Di era Revolusi Industri 4.0 ini, dinamika desain grafis/komunikasi visual selalu berkaitan erat dengan perkembangan teknologi. Dahulu, ketika teknologi informasi mulai menguasai dunia di pertengahan 90-an, di Indonesia terjadi “penggusuran” terhadap desainer manual. Profesi seperti paste-up artist, tukang setting, tukang stensil, digantikan oleh desainer pengguna komputer. Saat itulah masuknya Revolusi Industri 3.0.
Aktivitas desain grafis instan makin marak, pada tahun 2010-an. Penggunaan desain siap pakai menggantikan desain yang dimulai dari nol. Akibatnya desain mulai tidak dipandang sebagai proses mencari solusi, melainkan hanya sekedar dekorasi.
Dengan cara berfikir seperti itu, mulai muncul kelompok-kelompok desainer di kampung. Fenomena ini merupakan bentuk manifestasi dari Revolusi Industri 4.0 di bidang desain grafis di Indonesia.

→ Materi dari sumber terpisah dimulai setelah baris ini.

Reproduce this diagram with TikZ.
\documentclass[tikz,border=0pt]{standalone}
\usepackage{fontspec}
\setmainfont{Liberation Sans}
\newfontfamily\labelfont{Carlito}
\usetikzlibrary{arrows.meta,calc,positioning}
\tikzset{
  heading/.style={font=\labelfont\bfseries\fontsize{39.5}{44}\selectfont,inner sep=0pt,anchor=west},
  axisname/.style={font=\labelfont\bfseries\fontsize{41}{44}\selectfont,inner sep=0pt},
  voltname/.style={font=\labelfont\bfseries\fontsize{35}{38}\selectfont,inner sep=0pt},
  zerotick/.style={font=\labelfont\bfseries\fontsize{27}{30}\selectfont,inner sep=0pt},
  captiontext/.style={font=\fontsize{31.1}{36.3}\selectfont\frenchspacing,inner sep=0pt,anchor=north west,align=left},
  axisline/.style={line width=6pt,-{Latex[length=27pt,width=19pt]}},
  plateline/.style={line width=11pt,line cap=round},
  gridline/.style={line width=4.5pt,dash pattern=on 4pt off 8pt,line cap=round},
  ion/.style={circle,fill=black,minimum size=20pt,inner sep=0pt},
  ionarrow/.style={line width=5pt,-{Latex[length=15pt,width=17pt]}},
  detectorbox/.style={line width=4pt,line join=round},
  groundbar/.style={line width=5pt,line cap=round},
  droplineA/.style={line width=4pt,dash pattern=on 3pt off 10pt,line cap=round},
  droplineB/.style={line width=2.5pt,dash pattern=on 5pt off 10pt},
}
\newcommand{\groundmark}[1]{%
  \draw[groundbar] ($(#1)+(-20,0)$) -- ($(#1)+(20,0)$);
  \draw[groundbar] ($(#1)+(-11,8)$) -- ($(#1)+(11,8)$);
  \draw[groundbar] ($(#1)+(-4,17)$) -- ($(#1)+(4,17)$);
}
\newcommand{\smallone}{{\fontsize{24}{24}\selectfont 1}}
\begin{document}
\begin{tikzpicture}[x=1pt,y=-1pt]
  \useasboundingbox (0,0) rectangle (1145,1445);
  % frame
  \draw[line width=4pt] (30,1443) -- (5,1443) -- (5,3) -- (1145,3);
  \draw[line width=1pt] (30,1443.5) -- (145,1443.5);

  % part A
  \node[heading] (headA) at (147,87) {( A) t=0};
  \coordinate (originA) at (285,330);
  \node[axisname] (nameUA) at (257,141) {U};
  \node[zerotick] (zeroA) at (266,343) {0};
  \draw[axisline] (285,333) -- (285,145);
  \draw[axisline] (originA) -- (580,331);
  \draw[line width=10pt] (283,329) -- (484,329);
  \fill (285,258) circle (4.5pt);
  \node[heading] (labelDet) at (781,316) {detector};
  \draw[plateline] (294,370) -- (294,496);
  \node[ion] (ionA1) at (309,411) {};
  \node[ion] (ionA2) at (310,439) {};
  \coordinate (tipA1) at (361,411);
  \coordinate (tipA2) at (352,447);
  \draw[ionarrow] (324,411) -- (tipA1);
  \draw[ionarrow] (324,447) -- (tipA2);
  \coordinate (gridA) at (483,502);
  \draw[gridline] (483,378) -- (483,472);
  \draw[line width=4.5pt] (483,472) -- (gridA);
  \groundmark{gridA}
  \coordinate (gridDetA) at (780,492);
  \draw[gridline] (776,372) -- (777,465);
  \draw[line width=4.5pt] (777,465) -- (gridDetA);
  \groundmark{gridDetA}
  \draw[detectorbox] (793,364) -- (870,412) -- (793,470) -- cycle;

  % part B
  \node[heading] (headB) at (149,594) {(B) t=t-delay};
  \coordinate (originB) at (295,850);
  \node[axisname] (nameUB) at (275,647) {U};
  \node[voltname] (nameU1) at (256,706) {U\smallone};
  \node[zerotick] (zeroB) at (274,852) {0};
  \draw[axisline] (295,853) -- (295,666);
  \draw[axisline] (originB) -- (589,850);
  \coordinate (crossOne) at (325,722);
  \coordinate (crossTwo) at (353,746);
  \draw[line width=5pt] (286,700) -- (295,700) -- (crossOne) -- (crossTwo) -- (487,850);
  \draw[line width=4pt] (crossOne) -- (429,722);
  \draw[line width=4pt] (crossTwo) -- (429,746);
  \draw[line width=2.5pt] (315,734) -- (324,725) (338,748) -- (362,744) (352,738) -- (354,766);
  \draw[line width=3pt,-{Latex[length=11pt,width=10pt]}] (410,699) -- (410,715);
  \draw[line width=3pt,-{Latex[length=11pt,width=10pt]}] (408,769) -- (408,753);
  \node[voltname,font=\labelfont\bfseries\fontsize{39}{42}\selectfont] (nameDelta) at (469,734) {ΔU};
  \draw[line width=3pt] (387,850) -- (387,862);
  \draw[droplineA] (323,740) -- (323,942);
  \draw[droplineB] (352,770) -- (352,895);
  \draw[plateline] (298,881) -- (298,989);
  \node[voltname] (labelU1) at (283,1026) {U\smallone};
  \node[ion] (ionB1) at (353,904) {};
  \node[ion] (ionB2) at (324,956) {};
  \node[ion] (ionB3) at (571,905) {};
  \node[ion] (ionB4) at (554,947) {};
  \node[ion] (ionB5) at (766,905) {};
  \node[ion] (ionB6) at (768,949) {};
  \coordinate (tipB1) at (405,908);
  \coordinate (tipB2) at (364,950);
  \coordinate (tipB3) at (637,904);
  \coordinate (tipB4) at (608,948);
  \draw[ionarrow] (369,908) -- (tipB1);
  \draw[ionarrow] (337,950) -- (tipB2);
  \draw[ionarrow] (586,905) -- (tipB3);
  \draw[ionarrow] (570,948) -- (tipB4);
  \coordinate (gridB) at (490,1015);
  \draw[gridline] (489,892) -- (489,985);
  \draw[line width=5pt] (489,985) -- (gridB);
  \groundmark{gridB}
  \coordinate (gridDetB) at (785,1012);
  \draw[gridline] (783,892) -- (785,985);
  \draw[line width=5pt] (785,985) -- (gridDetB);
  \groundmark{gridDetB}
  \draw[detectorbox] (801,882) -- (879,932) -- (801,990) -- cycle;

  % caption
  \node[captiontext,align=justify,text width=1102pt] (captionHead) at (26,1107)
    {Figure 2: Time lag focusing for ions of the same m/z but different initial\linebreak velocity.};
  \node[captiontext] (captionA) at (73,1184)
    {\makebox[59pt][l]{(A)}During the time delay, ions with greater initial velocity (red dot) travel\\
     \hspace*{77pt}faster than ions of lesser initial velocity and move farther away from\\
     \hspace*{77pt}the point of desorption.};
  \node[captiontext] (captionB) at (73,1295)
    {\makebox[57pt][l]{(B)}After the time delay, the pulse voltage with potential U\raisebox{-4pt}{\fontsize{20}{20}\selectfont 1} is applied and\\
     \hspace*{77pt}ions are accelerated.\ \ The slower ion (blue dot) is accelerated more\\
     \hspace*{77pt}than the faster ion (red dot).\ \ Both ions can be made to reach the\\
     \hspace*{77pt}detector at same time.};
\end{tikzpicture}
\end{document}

Teknologi perangkat genggam dan aplikasinya sekarang sangat memungkinkan kita untuk membuat desain di manapun dan kapanpun.
Dampak Revolusi Industri 4.0 terhadap bidang-bidang profesi, di prediksi bahwa pekerjaan desainer grafis akan tetap ada. Namun, substansi desain dan pelakunya di masa depan makin berubah. Berikut ini adalah beberapa prakiraan para ahli mengenai pengaruh Revolusi Industri 4.0 terhadap bidang desain grafis:
Semua peralatan kerja akan berhubungan dengan internet. Selain itu, kecerdasan buatan pun akan ditanamkan didalamnya. Rob Girling (konsultan desain Artefact) memperkirakan bahwa software atau apllikasi desain grafis akan membuatkan ratusan alternatif layout/logo dalam seketika.

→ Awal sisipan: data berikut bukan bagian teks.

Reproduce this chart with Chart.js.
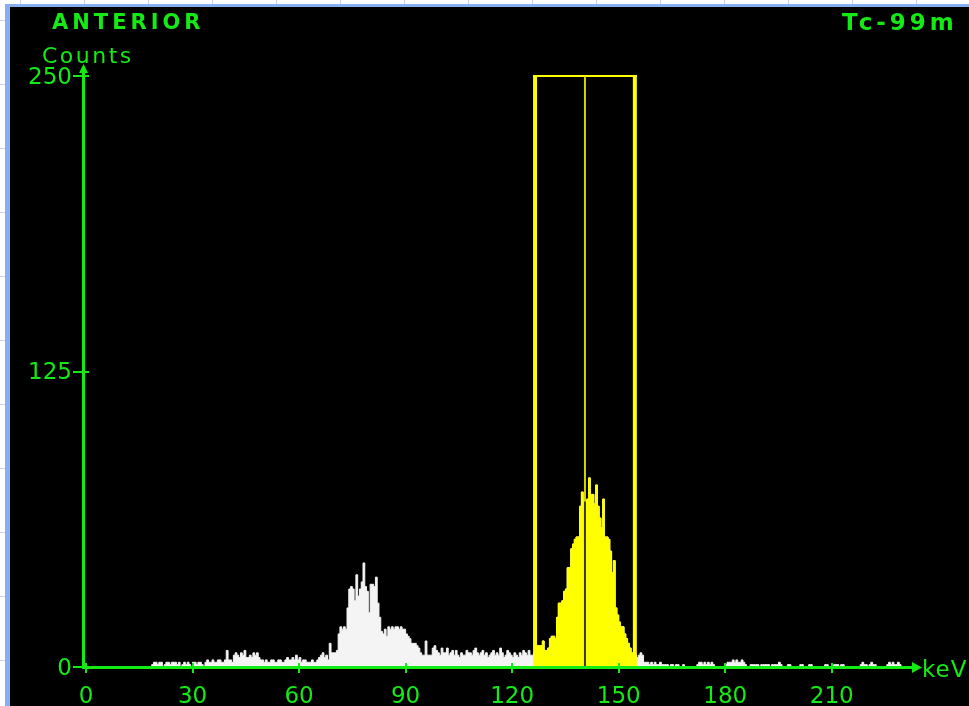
<!DOCTYPE html>
<html>
<head>
<meta charset="utf-8">
<script src="https://cdn.jsdelivr.net/npm/chart.js@4.4.1/dist/chart.umd.min.js"></script>
<style>
  html, body { margin: 0; padding: 0; }
  body {
    width: 969px; height: 706px; overflow: hidden; position: relative;
    background-color: #ffffff;
    background-image:
      repeating-linear-gradient(to right, transparent 0px, transparent 20px, #c6d2ea 20px, #c6d2ea 21px, transparent 21px, transparent 64px),
      repeating-linear-gradient(to bottom, transparent 0px, transparent 20px, #c6d2ea 20px, #c6d2ea 21px, transparent 21px, transparent 64px);
  }
  #panel {
    position: absolute; left: 5px; top: 4px; width: 964px; height: 702px;
    border-left: 5px solid #86aef0; border-top: 3px solid #86aef0;
    background: #000; box-sizing: border-box;
  }
  canvas { position: absolute; left: 10px; top: 7px; }
</style>
</head>
<body>
<div id="panel"></div>
<canvas id="c" width="959" height="699"></canvas>
<script>
// ---------------- data ----------------
const title = "ANTERIOR";
const isotope = "Tc-99m";
const yAxisTitle = "Counts";
const xAxisTitle = "keV";
const xTicks = [0, 30, 60, 90, 120, 150, 180, 210];
const yTicks = [0, 125, 250];
const binStart = 18;      // keV of first channel
const binWidth = 0.5;     // keV per channel
const photopeak = 140.5;  // keV
const windowLow = 126.45; // keV
const windowHigh = 154.55;// keV
// counts per 0.5 keV channel, 18.0 .. 231.5 keV (two per keV)
const counts = [
  0,0, 1,2, 2,1, 2,2, 0,1, 2,2, 1,2, 2,2, 1,2, 0,1,          // 18-27
  2,1, 2,1, 0,2, 2,1, 2,2, 1,0, 2,3, 2,2, 3,2, 2,3,          // 28-37
  3,2, 2,3, 7,3, 3,2, 5,6, 5,4, 6,5, 7,4, 4,5, 4,6,          // 38-47
  5,6, 4,3, 3,2, 3,2, 2,3, 3,2, 2,3, 3,2, 2,3, 4,3,          // 48-57
  3,4, 3,5, 3,4, 2,3, 3,2, 2,2, 3,2, 2,3, 4,5, 6,4,          // 58-67
  5,3, 10,6, 6,6, 7,14, 17,16, 17,16, 25,33, 34,33, 28,39, 30,33, // 68-77
  36,44, 34,32, 23,35, 35,34, 38,27, 21,15, 14,16, 13,17, 16,17, 16,17, // 78-87
  17,16, 17,16, 16,14, 13,12, 10,10, 10,9, 8,6, 5,5, 11,5, 5,5,  // 88-97
  8,9, 7,6, 5,8, 6,6, 8,5, 6,7, 5,7, 5,4, 6,5, 5,7,          // 98-107
  6,6, 5,7, 8,6, 5,6, 7,5, 6,4, 5,6, 7,5, 6,5, 8,6,          // 108-117
  4,5, 7,6, 5,4, 6,5, 4,6, 5,7, 6,5, 7,5, 5,6, 8,9,          // 118-127
  9,9, 11,7, 7,8, 12,13, 13,12, 21,27, 27,28, 32,33, 42,42, 50,52, // 128-137
  54,55, 55,68, 74,70, 70,71, 80,73, 73,69, 77,68, 63,59, 71,55, 55,54, // 138-147
  49,40, 45,25, 22,19, 17,17, 14,12, 10,8, 6,5, 5,4, 5,6, 5,2, // 148-157
  2,2, 1,2, 1,2, 1,1, 2,1, 1,1, 1,0, 1,1, 0,1, 1,0,          // 158-167
  0,1, 0,0, 0,0, 0,0, 0,1, 2,2, 1,2, 1,2, 1,2, 1,0,          // 168-177
  0,0, 0,0, 0,1, 2,2, 2,3, 2,3, 2,2, 3,2, 1,0, 0,1,          // 178-187
  1,1, 1,1, 0,1, 1,1, 1,1, 0,1, 1,1, 1,2, 1,0, 0,0,          // 188-197
  1,1, 0,0, 0,0, 0,1, 1,0, 0,0, 1,1, 0,0, 0,0, 0,0,          // 198-207
  0,1, 1,0, 0,0, 1,1, 1,0, 1,1, 0,0, 0,0, 0,0, 0,0,          // 208-217
  0,1, 2,1, 1,0, 1,2, 1,1, 0,0, 0,0, 0,0, 1,2, 1,2,          // 218-227
  1,1, 2,1, 0,0, 0,0                                         // 228-231
];

// ---------------- build datasets ----------------
const energyOf = i => binStart + i * binWidth;
const countAt = e => counts[Math.floor((e - binStart) / binWidth)] || 0;

const spectrum = counts.map((c, i) => ({ x: energyOf(i), y: c }));
spectrum.push({ x: energyOf(counts.length), y: 0 });

const windowPts = [{ x: windowLow, y: countAt(windowLow) }];
counts.forEach((c, i) => {
  const e = energyOf(i);
  if (e > windowLow && e < windowHigh) windowPts.push({ x: e, y: c });
});
windowPts.push({ x: windowHigh, y: 0 });

const GREEN = '#14ea14';
const YELLOW = '#ffff00';

const overlay = {
  id: 'overlay',
  afterDatasetsDraw(chart) {
    const ctx = chart.ctx;
    const xs = chart.scales.x, ys = chart.scales.y;
    const x0 = xs.getPixelForValue(0);
    const y0 = ys.getPixelForValue(0);
    const yTop = ys.getPixelForValue(yTicks[yTicks.length - 1]);
    ctx.save();
    // energy window
    const xl = xs.getPixelForValue(windowLow), xr = xs.getPixelForValue(windowHigh);
    const xc = xs.getPixelForValue(photopeak);
    const yPk = ys.getPixelForValue(countAt(photopeak));
    ctx.fillStyle = YELLOW;
    ctx.fillRect(xl - 2, yTop - 1, 4, y0 - yTop + 1);
    ctx.fillRect(xr - 2, yTop - 1, 4, y0 - yTop + 1);
    ctx.fillRect(xl - 2, yTop - 1, xr - xl + 4, 2);
    ctx.fillStyle = '#d4d400';
    ctx.fillRect(xc - 1, yTop, 2, yPk - yTop);
    ctx.fillStyle = '#3a3a00';
    ctx.fillRect(xc - 1, yPk, 2, y0 - yPk);

    // axes
    ctx.fillStyle = GREEN;
    const ax = x0 - 3;
    const xEnd = xs.getPixelForValue(xs.max) + 2;
    ctx.fillRect(ax - 1, yTop - 8, 3, y0 - yTop + 10);
    ctx.fillRect(ax - 1, y0 - 1, xEnd - ax, 3);
    // arrow heads
    ctx.beginPath();
    ctx.moveTo(ax + 0.5, yTop - 12);
    ctx.lineTo(ax - 4, yTop - 3);
    ctx.lineTo(ax + 5, yTop - 3);
    ctx.closePath(); ctx.fill();
    ctx.beginPath();
    ctx.moveTo(xEnd + 3, y0 + 0.5);
    ctx.lineTo(xEnd - 7, y0 - 5);
    ctx.lineTo(xEnd - 7, y0 + 6);
    ctx.closePath(); ctx.fill();
    // tick marks
    xTicks.forEach(v => {
      const px = Math.round(xs.getPixelForValue(v));
      ctx.fillRect(px - 1, y0 - 4, 2, 10);
    });
    yTicks.forEach(v => {
      const py = Math.round(ys.getPixelForValue(v));
      ctx.fillRect(ax - 10, py - 1, 16, 2);
    });

    // texts
    ctx.fillStyle = GREEN;
    ctx.textBaseline = 'alphabetic';
    ctx.textAlign = 'left';
    ctx.font = 'bold 21px "DejaVu Sans"';
    if ('letterSpacing' in ctx) ctx.letterSpacing = '4px';
    ctx.fillText(title, 42, 22);
    ctx.font = 'bold 23px "DejaVu Sans"';
    if ('letterSpacing' in ctx) ctx.letterSpacing = '4px';
    ctx.fillText(isotope, 832, 23);
    ctx.font = '22px "DejaVu Sans"';
    if ('letterSpacing' in ctx) ctx.letterSpacing = '2.5px';
    ctx.fillText(yAxisTitle, 32, 56);
    ctx.font = '23px "DejaVu Sans"';
    if ('letterSpacing' in ctx) ctx.letterSpacing = '1px';
    ctx.fillText(xAxisTitle, xEnd + 3, y0 + 10);
    ctx.restore();
  }
};

new Chart(document.getElementById('c'), {
  type: 'line',
  data: {
    datasets: [
      {
        label: 'window', data: windowPts, order: 0,
        stepped: 'after', fill: 'origin',
        backgroundColor: YELLOW, borderColor: YELLOW, borderWidth: 1,
        pointRadius: 0, tension: 0
      },
      {
        label: 'spectrum', data: spectrum, order: 1,
        stepped: 'after', fill: 'origin',
        backgroundColor: '#f4f4f4', borderColor: '#f4f4f4', borderWidth: 1,
        pointRadius: 0, tension: 0
      }
    ]
  },
  options: {
    responsive: false,
    animation: false,
    events: [],
    layout: { padding: { left: 0, top: 69, right: 52, bottom: 0 } },
    plugins: { legend: { display: false }, tooltip: { enabled: false } },
    scales: {
      x: {
        type: 'linear', min: 0, max: 234,
        grid: { display: false }, border: { display: false },
        afterFit: s => { s.height = 39; },
        afterBuildTicks: s => { s.ticks = xTicks.map(v => ({ value: v })); },
        ticks: { color: GREEN, padding: 8, maxRotation: 0, autoSkip: false,
                 font: { family: 'DejaVu Sans', size: 23 } }
      },
      y: {
        type: 'linear', min: 0, max: 250,
        grid: { display: false }, border: { display: false },
        afterFit: s => { s.width = 76; },
        afterBuildTicks: s => { s.ticks = yTicks.map(v => ({ value: v })); },
        ticks: { color: GREEN, padding: 6, labelOffset: 2, autoSkip: false,
                 font: { family: 'DejaVu Sans', size: 23 } }
      }
    }
  },
  plugins: [overlay]
});
</script>
</body>
</html>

Karena mendesain dilakukan dengan mudah, maka dapat dilakukan oleh siapapun. Menurut Duane Bray dari Ideo posisi desainer nantinya tidak harus dipegang oleh yang berlatar belakang desainer. Yang terpenting ialah memiliki pemikiran yang terbuka dan niat belajar yang tinggi.

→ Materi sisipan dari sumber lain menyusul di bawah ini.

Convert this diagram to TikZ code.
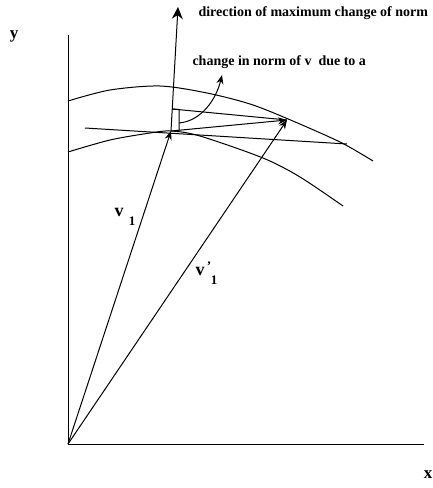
\documentclass[tikz,border=0pt]{standalone}
\usepackage{fontspec}
\setmainfont{Liberation Serif}
\usetikzlibrary{arrows.meta}
\begin{document}
\begin{tikzpicture}[x=1pt,y=-1pt, line width=1pt,
  vec/.style={-{Stealth[length=9pt,width=7pt]}},
  note/.style={inner sep=0pt, anchor=base west, font=\bfseries\fontsize{14}{15}\selectfont},
  axlbl/.style={inner sep=0pt, font=\bfseries\fontsize{17}{18}\selectfont},
  vlbl/.style={inner sep=0pt, font=\bfseries\fontsize{18}{19}\selectfont},
  sublbl/.style={inner sep=0pt, font=\bfseries\fontsize{13}{14}\selectfont}]
\useasboundingbox (0,0) rectangle (432,488);
% key points
\coordinate (O) at (68,444);
\coordinate (Ytop) at (68,35);
\coordinate (Xend) at (424,444);
\coordinate (A) at (171,131);
\coordinate (B) at (287,120);
\coordinate (N) at (178,7);
\coordinate (T1) at (85,128);
\coordinate (T2) at (347,144);
\coordinate (R1) at (172.2,109);
\coordinate (R2) at (179,109.5);
\coordinate (R3) at (179,130.5);
\coordinate (C1) at (179,123);
\coordinate (C2) at (222,75);
% axes
\draw (Ytop) -- (O) -- (Xend);
\node[axlbl] (ylab) at (14,36) {y};
\node[axlbl] (xlab) at (428,475) {x};
% level curves
\draw plot[smooth] coordinates {(68,101) (110,90) (160,86) (207,93) (250,104) (287,118.5) (340,142) (373,161)};
\draw plot[smooth] coordinates {(68,152) (110,140) (150,133) (171,131) (200,136) (263,158) (300,177) (343,206)};
% tangent line
\draw (T1) -- (T2);
% vectors
\draw[vec] (O) -- (A);
\draw[vec] (O) -- (B);
\draw[vec] (A) -- (B);
\draw[-{Stealth[length=12pt,width=11pt]}] (A) -- (N);
% component box and line
\draw (R1) -- (R2) -- (R3);
\draw (R1) -- (B);
% curved arrow
\draw[-{Stealth[length=9pt,width=7pt]}] (C1) .. controls (201,121) and (216,100) .. (C2);
% texts
\node[note] (dirlab) at (198,16) {direction of maximum change of norm};
\node[note] (chglab) at (192,65) {change in norm of v\ \ due to a};
\node[vlbl] (v1) at (119,212) {v};
\node[sublbl] (v1s) at (132,221) {1};
\node[vlbl] (v1p) at (200,271) {v};
\node[sublbl] (v1pp) at (209,266) {'};
\node[sublbl] (v1ps) at (214,280) {1};
\end{tikzpicture}
\end{document}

Percetakan tiga dimensi (3D printing), akan menjadi hal yang umum. Menurut John Maeda (desainer dan teknolog) : desainer akan terbagi menjadi dua jenis, yaitu desainer klasik, contohnya desainer grafis, desainer interior. Yang kedua yaitu desainer komputasional, desainer ini akan berkecimpung dengan kode dan program.
Desain bukan lagi sebuah bidang yang berdiri sendiri. Keberadaannya makin lama makin melebur dengan bisnis, teknologi, pendidikan, dan disiplin lainnya. Menurut Cees de Bont (Dekan School of Desain, universitas politeknik Hong Kong), ditengah kondisi seperti ini desainer perlu memperluas pengetahuan bidaang-bidang di luar desain.